Arbitrary Crack Depth Profiling Through ACFM Data Using Type-2 Fuzzy Logic and PSO Algorithm

Estimating the shape and depth of cracks presented in metallic structures is one of the main issues of non-destructive testing (NDT) in order to evaluate effectively the structural integrity of a component. The alternating current field measurement (ACFM) technique is one of the most frequently used electromagnetic methods in this regard. Given the experimental nature of NDT methods, fuzzy logic-based methodologies have been widely used for solving the inverse problem. Due to some experimental restrictions, the obtained ACFM signals do not have high certainty. This problem usually leads to a high uncertainty of classical fuzzy rules extracted from low-accuracy ACFM signals.
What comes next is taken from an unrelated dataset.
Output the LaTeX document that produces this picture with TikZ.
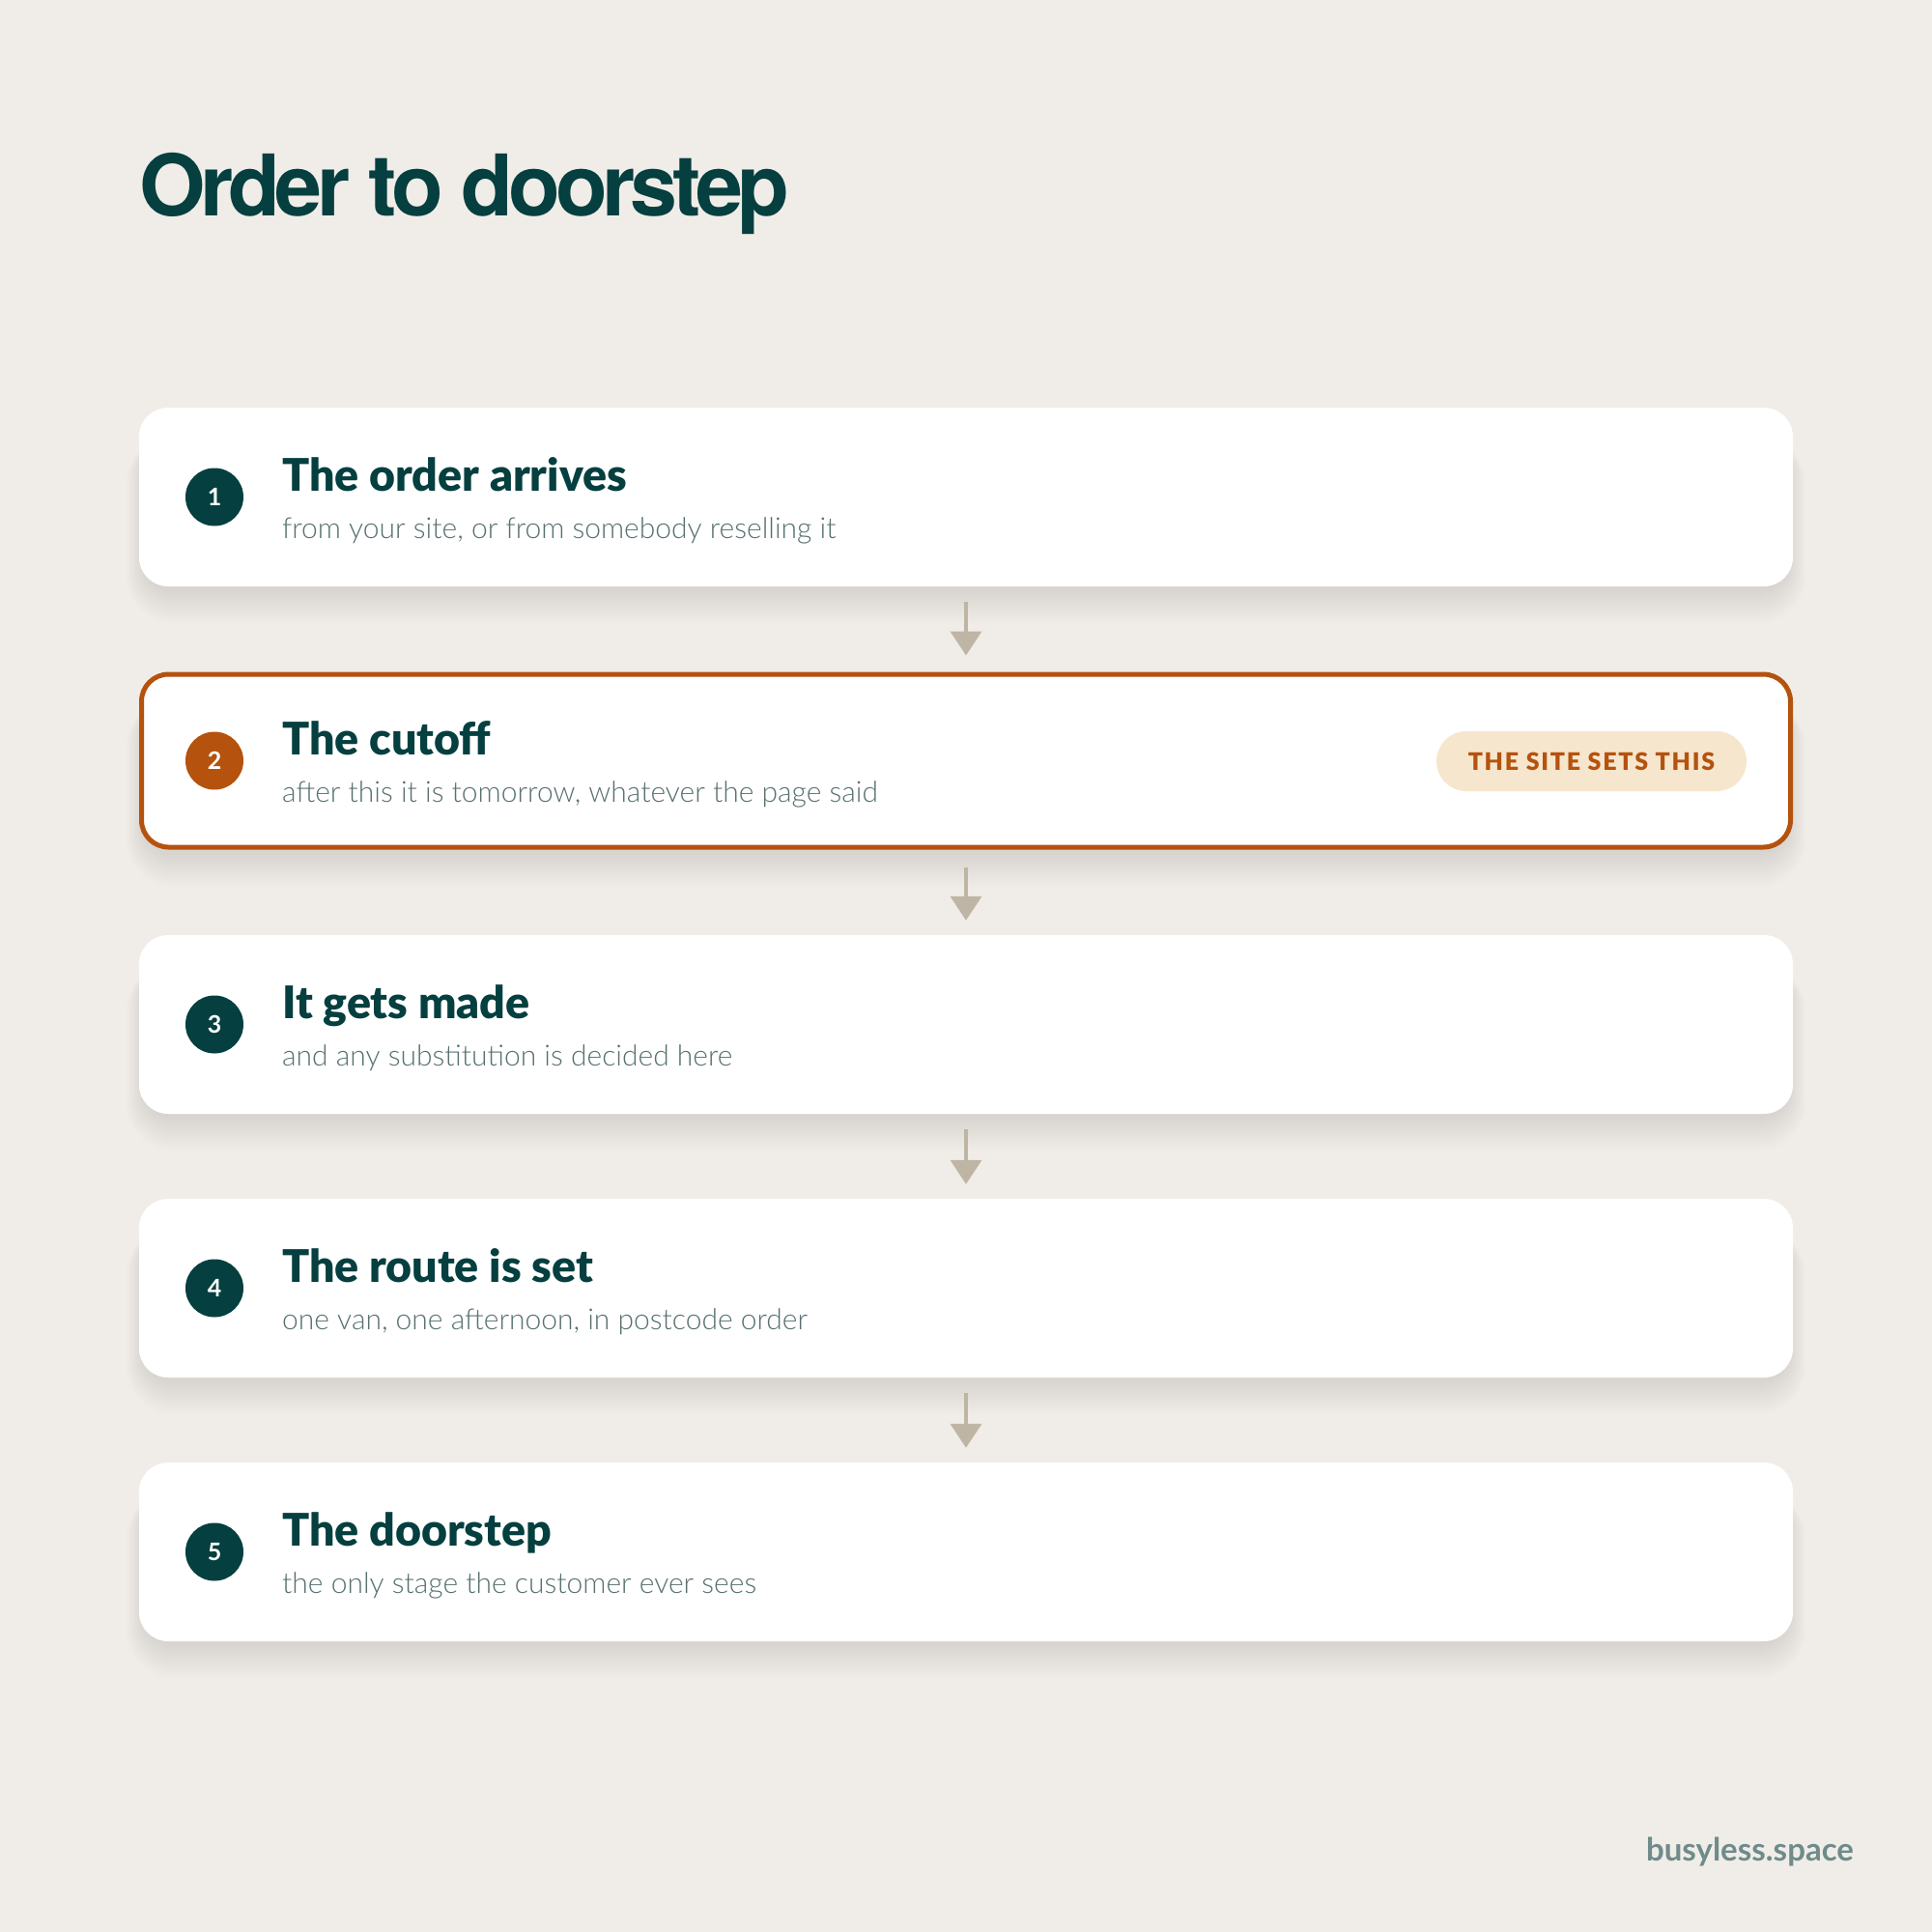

Therefore, applying classical fuzzy membership functions (MFs) exactly with maximum and fixed certainty does not lead to the best crack depth estimation. In this paper, a type-2 fuzzy logic system has been proposed to model the existing uncertainties of ACFM signals with a higher accuracy. Moreover, for regulating the uncertainty parameters of type-2 fuzzy MFs in the proposed model, the particle swarm optimization (PSO) algorithm has been used. Combining PSO with some special features existed in the ACFM signals allows the proposed model to be able to control the certainty of the extracted rules for estimating the exact depth of cracks. Then, the results of the proposed method are compared with the other state-of-the-art techniques for different levels of noise and different crack shapes obtained through simulated and empirical ACFM data. The results show the superiority of the proposed method even in conditions where the training database volume is not adequate.